■ **WRITTEN PROBLEM**: Repeat the lines exactly from the line that contains "What TikZ code" through the line that contains "(1047,457) rectangle (1105,840);"; leave images out and add nothing.

%%

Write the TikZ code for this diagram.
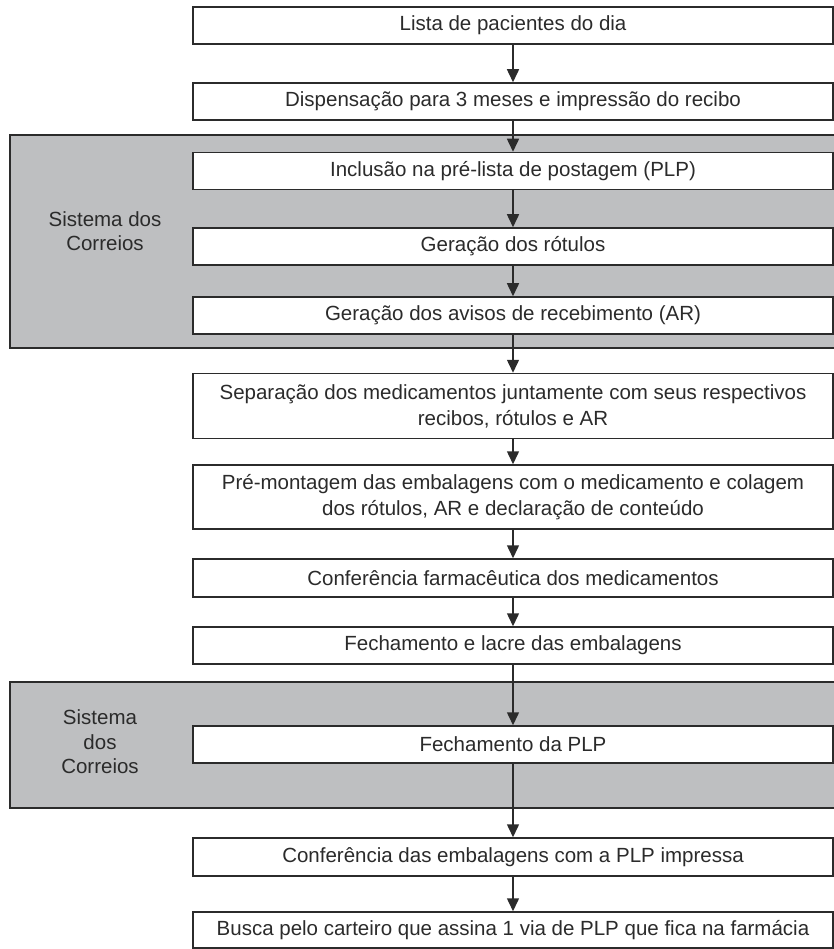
\documentclass[tikz,border=0pt]{standalone}
\usepackage{fontspec}
\setmainfont{Liberation Sans}
\usetikzlibrary{arrows.meta}
\definecolor{panelgray}{HTML}{BEBFC1}
\definecolor{ink}{HTML}{2B2B2B}
\begin{document}
\begin{tikzpicture}[x=1pt,y=-1pt,
  box/.style={draw=ink, line width=1.5pt, fill=white, minimum width=640pt,
    minimum height=37pt, inner sep=0pt, align=center, text=ink,
    font=\fontsize{20.5}{26}\selectfont},
  tallbox/.style={box, minimum height=65pt},
  panel/.style={draw=ink, line width=1.5pt, fill=panelgray},
  plabel/.style={align=center, text=ink, font=\fontsize{20.5}{24.5}\selectfont},
  arr/.style={draw=ink, line width=1.5pt, -{Triangle[width=12pt,length=13pt]}}]
\useasboundingbox (0,0) rectangle (834,949);
% panels
\draw[panel] (10,135) rectangle (845,348);
\draw[panel] (10,682) rectangle (845,808);
\node[plabel] (l1) at (105,231) {Sistema dos\\Correios};
\node[plabel] (l2) at (100,742) {Sistema\\dos\\Correios};
% boxes
\node[box] (b1) at (513,25.5) {Lista de pacientes do dia};
\node[box] (b2) at (513,101.5) {Dispensação para 3 meses e impressão do recibo};
\node[box] (b3) at (513,171) {Inclusão na pré-lista de postagem (PLP)};
\node[box] (b4) at (513,246.5) {Geração dos rótulos};
\node[box] (b5) at (513,315.5) {Geração dos avisos de recebimento (AR)};
\node[tallbox] (b6) at (513,406) {Separação dos medicamentos juntamente com seus respectivos\\recibos, rótulos e AR};
\node[tallbox, minimum height=64pt] (b7) at (513,497) {Pré-montagem das embalagens com o medicamento e colagem\\dos rótulos, AR e declaração de conteúdo};
\node[box, minimum height=38pt] (b8) at (513,578) {Conferência farmacêutica dos medicamentos};
\node[box] (b9) at (513,645.5) {Fechamento e lacre das embalagens};
\node[box] (b10) at (513,744.5) {Fechamento da PLP};
\node[box, minimum height=38pt] (b11) at (513,857) {Conferência das embalagens com a PLP impressa};
\node[box, minimum height=36pt] (b12) at (513,930) {Busca pelo carteiro que assina 1 via de PLP que fica na farmácia};
% arrows
\foreach \a/\b in {b1/b2,b2/b3,b3/b4,b4/b5,b5/b6,b6/b7,b7/b8,b8/b9,b9/b10,b10/b11,b11/b12}
  \draw[arr] (\a) -- (\b);
\end{tikzpicture}
\end{document}
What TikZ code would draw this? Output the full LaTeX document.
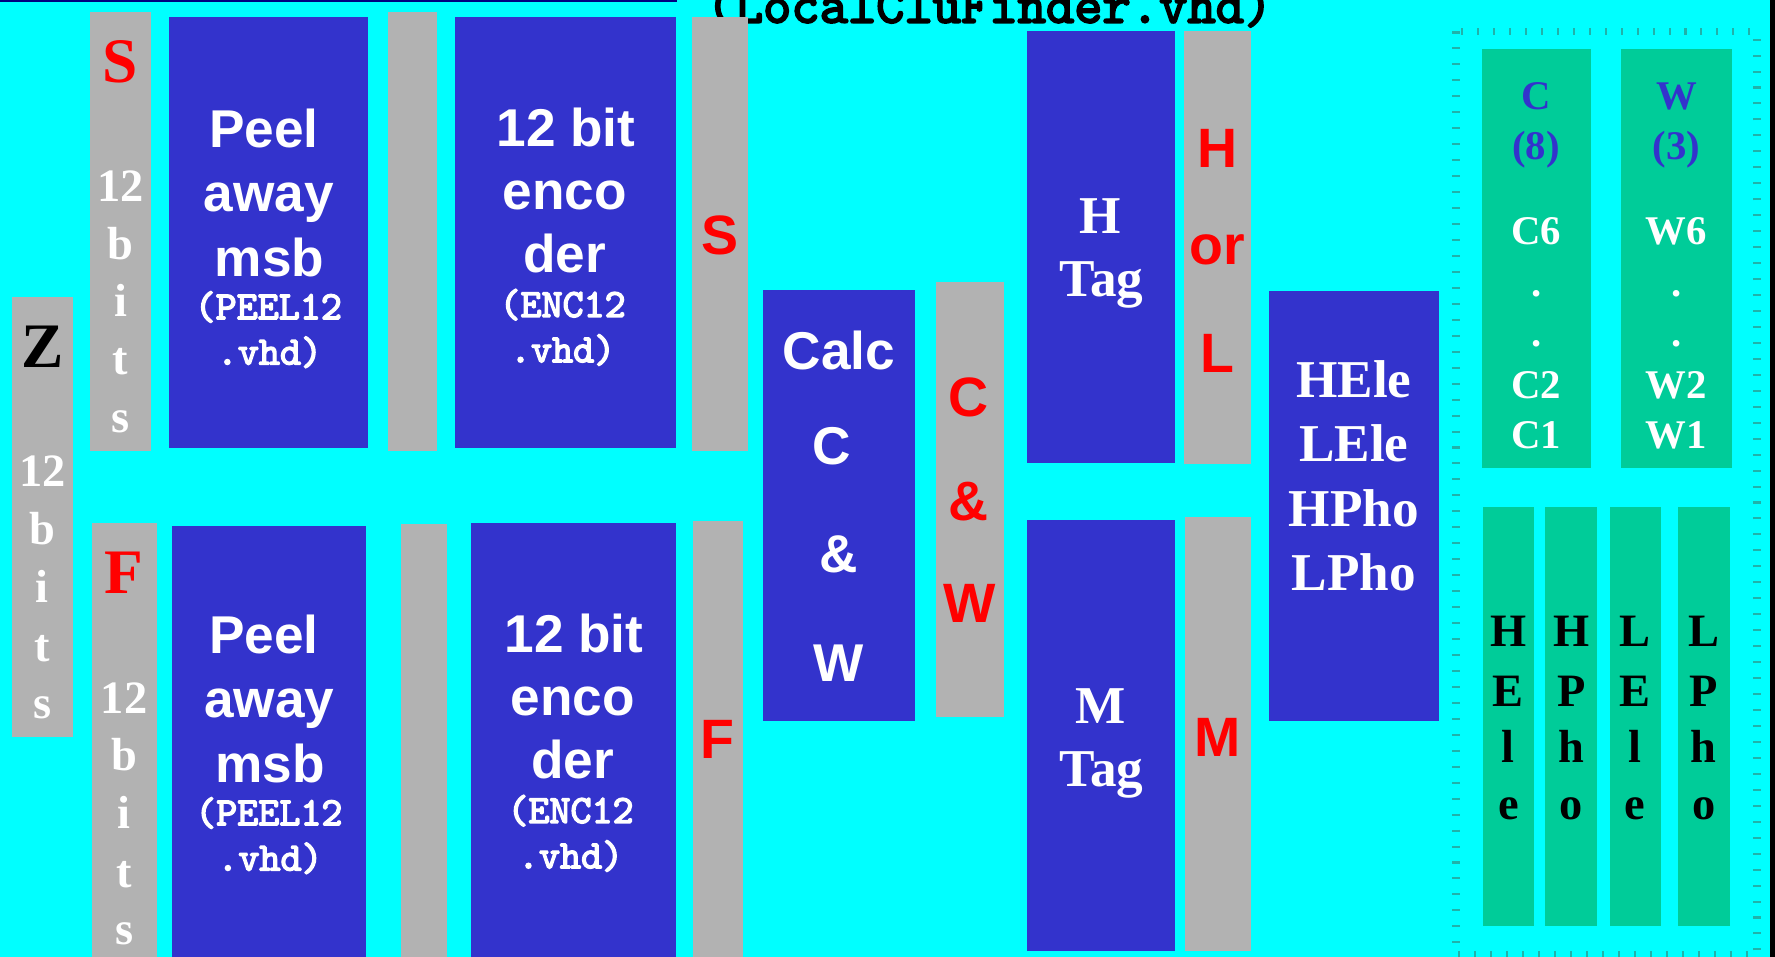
\documentclass[tikz,border=0pt]{standalone}
\usepackage{fontspec}
\setmainfont{Liberation Serif}
\setsansfont{Liberation Sans}
\newfontfamily\slabmono[FakeBold=3.5]{lmmono10-regular.otf}
\definecolor{bg}{RGB}{0,255,255}
\definecolor{blk}{RGB}{51,51,204}
\definecolor{bar}{RGB}{178,178,178}
\definecolor{grn}{RGB}{0,204,153}
\definecolor{navy}{RGB}{0,0,128}
\definecolor{tick}{RGB}{32,178,170}
\tikzset{
  x=0.5pt, y=-0.5pt,
  lbl/.style={anchor=base, inner sep=0pt, outer sep=0pt},
  sanslbl/.style={lbl, text=white, font=\sffamily\bfseries\fontsize{23.5pt}{28pt}\selectfont},
  monolbl/.style={lbl, text=white, font=\slabmono\fontsize{17.7pt}{20pt}\selectfont},
  bitlbl/.style={lbl, text=white, font=\rmfamily\bfseries\fontsize{20.5pt}{24pt}\selectfont},
  bigred/.style={lbl, text=red, font=\rmfamily\bfseries\fontsize{28pt}{32pt}\selectfont},
  redsans/.style={lbl, text=red, font=\sffamily\bfseries\fontsize{24.5pt}{28pt}\selectfont},
  taglbl/.style={lbl, text=white, font=\rmfamily\bfseries\fontsize{23.5pt}{28pt}\selectfont},
  cwblue/.style={lbl, text=blk, font=\rmfamily\bfseries\fontsize{18pt}{21pt}\selectfont},
  cwwhite/.style={lbl, text=white, font=\rmfamily\bfseries\fontsize{18pt}{21pt}\selectfont},
  vert/.style={lbl, text=black, font=\rmfamily\bfseries\fontsize{20.5pt}{24pt}\selectfont},
}
\begin{document}
\begin{tikzpicture}
\useasboundingbox (0,0) rectangle (1568,845);
\clip (0,0) rectangle (1568,845);
\fill[bg] (0,0) rectangle (1568,845);
\fill[black] (1564,0) rectangle (1568,845);
\fill[navy] (0,0) rectangle (598,2.2);

% title
\node[lbl, font=\slabmono\fontsize{23.8pt}{26pt}\selectfont] (title) at (874,20) {(LocalCluFinder.vhd)};

% grey signal bars
\fill[bar] (10.3,262.7) rectangle (64.2,651);
\fill[bar] (79.5,10.6) rectangle (133.4,398.5);
\fill[bar] (81,462) rectangle (138.4,850);
\fill[bar] (343,10.6) rectangle (386,398);
\fill[bar] (354,463) rectangle (395,850);
\fill[bar] (611,15) rectangle (661,398);
\fill[bar] (612,460) rectangle (656,850);
\fill[bar] (827,249) rectangle (887,633);
\fill[bar] (1046,27.4) rectangle (1105,410);
\fill[bar] (1047,457) rectangle (1105,840);

% blue processing blocks
\fill[blk] (149,15) rectangle (325,396);
\fill[blk] (152,464.6) rectangle (323,850);
\fill[blk] (402,15) rectangle (597,396);
\fill[blk] (416,461.7) rectangle (597,850);
\fill[blk] (674,256) rectangle (808,637);
\fill[blk] (907,27.4) rectangle (1038,409);
\fill[blk] (907,459) rectangle (1038,840);
\fill[blk] (1121,257) rectangle (1271,637);

% output frame
\draw[tick, line width=3.5pt, dash pattern=on 0.9pt off 6.15pt] (1286.3,27.8) rectangle (1552.2,843.6);
\fill[grn] (1309,43.5) rectangle (1405,413);
\fill[grn] (1432,43.5) rectangle (1530,413);
\fill[grn] (1310,448) rectangle (1355,818);
\fill[grn] (1365,448) rectangle (1411,818);
\fill[grn] (1422,448) rectangle (1467,818);
\fill[grn] (1482,448) rectangle (1528,818);

% Z input
\node[lbl, text=black, font=\rmfamily\bfseries\fontsize{28pt}{32pt}\selectfont] (zl) at (37.3,325) {Z};
\node[bitlbl] (z1) at (37.3,430) {12};
\node[bitlbl] (z2) at (37.3,481) {b};
\node[bitlbl] (z3) at (37.3,532) {i};
\node[bitlbl] (z4) at (37.3,584) {t};
\node[bitlbl] (z5) at (37.3,634.5) {s};

% S input
\node[bigred] (sl) at (106.5,73) {S};
\node[bitlbl] (s1) at (106.5,178) {12};
\node[bitlbl] (s2) at (106.5,229) {b};
\node[bitlbl] (s3) at (106.5,280) {i};
\node[bitlbl] (s4) at (106.5,331) {t};
\node[bitlbl] (s5) at (106.5,382) {s};

% F input
\node[bigred] (fl) at (109.7,524) {F};
\node[bitlbl] (f1) at (109.7,630) {12};
\node[bitlbl] (f2) at (109.7,681) {b};
\node[bitlbl] (f3) at (109.7,732) {i};
\node[bitlbl] (f4) at (109.7,784) {t};
\node[bitlbl] (f5) at (109.7,834) {s};

% peel blocks
\node[sanslbl] (pa1) at (233,130) {Peel};
\node[sanslbl] (pa2) at (237.5,187) {away};
\node[sanslbl] (pa3) at (238,244) {msb};
\node[monolbl] (pa4) at (237,282) {(PEEL12};
\node[monolbl] (pa5) at (238,322) {.vhd)};
\node[sanslbl] (pb1) at (233,577) {Peel};
\node[sanslbl] (pb2) at (238,634) {away};
\node[sanslbl] (pb3) at (238.5,691) {msb};
\node[monolbl] (pb4) at (237.5,729) {(PEEL12};
\node[monolbl] (pb5) at (238.5,769) {.vhd)};

% encoder blocks
\node[sanslbl] (ea1) at (500,129) {12 bit};
\node[sanslbl] (ea2) at (499,185) {enco};
\node[sanslbl] (ea3) at (499,241) {der};
\node[monolbl] (ea4) at (497,280) {(ENC12};
\node[monolbl] (ea5) at (497,320) {.vhd)};
\node[sanslbl] (eb1) at (507,576) {12 bit};
\node[sanslbl] (eb2) at (506,632) {enco};
\node[sanslbl] (eb3) at (506,688) {der};
\node[monolbl] (eb4) at (504,727) {(ENC12};
\node[monolbl] (eb5) at (504,767) {.vhd)};

% encoded outputs
\node[redsans] (so) at (636,225) {S};
\node[redsans] (fo) at (634,670) {F};

% C & W calculation
\node[sanslbl] (c1) at (741,326) {Calc};
\node[sanslbl] (c2) at (735,410) {C};
\node[sanslbl] (c3) at (741,506) {\&};
\node[sanslbl] (c4) at (741,602) {W};
\node[redsans] (cw1) at (856,368) {C};
\node[redsans] (cw2) at (856,460) {\&};
\node[redsans] (cw3) at (857,550) {W};

% tag blocks
\node[taglbl] (h1) at (972,206) {H};
\node[taglbl] (h2) at (973,262) {Tag};
\node[redsans] (hl1) at (1075.5,148) {H};
\node[redsans] (hl2) at (1075.5,234) {or};
\node[redsans] (hl3) at (1075.5,329) {L};
\node[taglbl] (m1) at (972,639) {M};
\node[taglbl] (m2) at (973,695) {Tag};
\node[redsans] (mo) at (1076,668) {M};

% type block
\node[taglbl] (t1) at (1196,351) {HEle};
\node[taglbl] (t2) at (1196,408) {LEle};
\node[taglbl] (t3) at (1196,465) {HPho};
\node[taglbl] (t4) at (1196,522) {LPho};

% C and W registers
\node[cwblue] (ca) at (1357,97) {C};
\node[cwblue] (cb) at (1357,141) {(8)};
\node[cwwhite] (cc) at (1357,216) {C6};
\node[cwwhite] (cd) at (1357,262) {.};
\node[cwwhite] (ce) at (1357,306) {.};
\node[cwwhite] (cf) at (1357,352) {C2};
\node[cwwhite] (cg) at (1357,396) {C1};
\node[cwblue] (wa) at (1481,97) {W};
\node[cwblue] (wb) at (1481,141) {(3)};
\node[cwwhite] (wc) at (1481,216) {W6};
\node[cwwhite] (wd) at (1481,262) {.};
\node[cwwhite] (we) at (1481,306) {.};
\node[cwwhite] (wf) at (1481,352) {W2};
\node[cwwhite] (wg) at (1481,396) {W1};

% type flags
\node[vert] (ha) at (1332.5,571) {H};
\node[vert] (hb) at (1332.5,624) {E};
\node[vert] (hc) at (1332.5,674) {l};
\node[vert] (hd) at (1332.5,724) {e};
\node[vert] (pa) at (1388,571) {H};
\node[vert] (pb) at (1388,624) {P};
\node[vert] (pc) at (1388,674) {h};
\node[vert] (pd) at (1388,724) {o};
\node[vert] (la) at (1444.5,571) {L};
\node[vert] (lb) at (1444.5,624) {E};
\node[vert] (lc) at (1444.5,674) {l};
\node[vert] (ld) at (1444.5,724) {e};
\node[vert] (qa) at (1505,571) {L};
\node[vert] (qb) at (1505,624) {P};
\node[vert] (qc) at (1505,674) {h};
\node[vert] (qd) at (1505,724) {o};
\end{tikzpicture}
\end{document}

%%

■ **RIGHT ANSWER**:
What TikZ code would draw this? Output the full LaTeX document.
\documentclass[tikz,border=0pt]{standalone}
\usepackage{fontspec}
\setmainfont{Liberation Serif}
\setsansfont{Liberation Sans}
\newfontfamily\slabmono[FakeBold=3.5]{lmmono10-regular.otf}
\definecolor{bg}{RGB}{0,255,255}
\definecolor{blk}{RGB}{51,51,204}
\definecolor{bar}{RGB}{178,178,178}
\definecolor{grn}{RGB}{0,204,153}
\definecolor{navy}{RGB}{0,0,128}
\definecolor{tick}{RGB}{32,178,170}
\tikzset{
  x=0.5pt, y=-0.5pt,
  lbl/.style={anchor=base, inner sep=0pt, outer sep=0pt},
  sanslbl/.style={lbl, text=white, font=\sffamily\bfseries\fontsize{23.5pt}{28pt}\selectfont},
  monolbl/.style={lbl, text=white, font=\slabmono\fontsize{17.7pt}{20pt}\selectfont},
  bitlbl/.style={lbl, text=white, font=\rmfamily\bfseries\fontsize{20.5pt}{24pt}\selectfont},
  bigred/.style={lbl, text=red, font=\rmfamily\bfseries\fontsize{28pt}{32pt}\selectfont},
  redsans/.style={lbl, text=red, font=\sffamily\bfseries\fontsize{24.5pt}{28pt}\selectfont},
  taglbl/.style={lbl, text=white, font=\rmfamily\bfseries\fontsize{23.5pt}{28pt}\selectfont},
  cwblue/.style={lbl, text=blk, font=\rmfamily\bfseries\fontsize{18pt}{21pt}\selectfont},
  cwwhite/.style={lbl, text=white, font=\rmfamily\bfseries\fontsize{18pt}{21pt}\selectfont},
  vert/.style={lbl, text=black, font=\rmfamily\bfseries\fontsize{20.5pt}{24pt}\selectfont},
}
\begin{document}
\begin{tikzpicture}
\useasboundingbox (0,0) rectangle (1568,845);
\clip (0,0) rectangle (1568,845);
\fill[bg] (0,0) rectangle (1568,845);
\fill[black] (1564,0) rectangle (1568,845);
\fill[navy] (0,0) rectangle (598,2.2);

% title
\node[lbl, font=\slabmono\fontsize{23.8pt}{26pt}\selectfont] (title) at (874,20) {(LocalCluFinder.vhd)};

% grey signal bars
\fill[bar] (10.3,262.7) rectangle (64.2,651);
\fill[bar] (79.5,10.6) rectangle (133.4,398.5);
\fill[bar] (81,462) rectangle (138.4,850);
\fill[bar] (343,10.6) rectangle (386,398);
\fill[bar] (354,463) rectangle (395,850);
\fill[bar] (611,15) rectangle (661,398);
\fill[bar] (612,460) rectangle (656,850);
\fill[bar] (827,249) rectangle (887,633);
\fill[bar] (1046,27.4) rectangle (1105,410);
\fill[bar] (1047,457) rectangle (1105,840);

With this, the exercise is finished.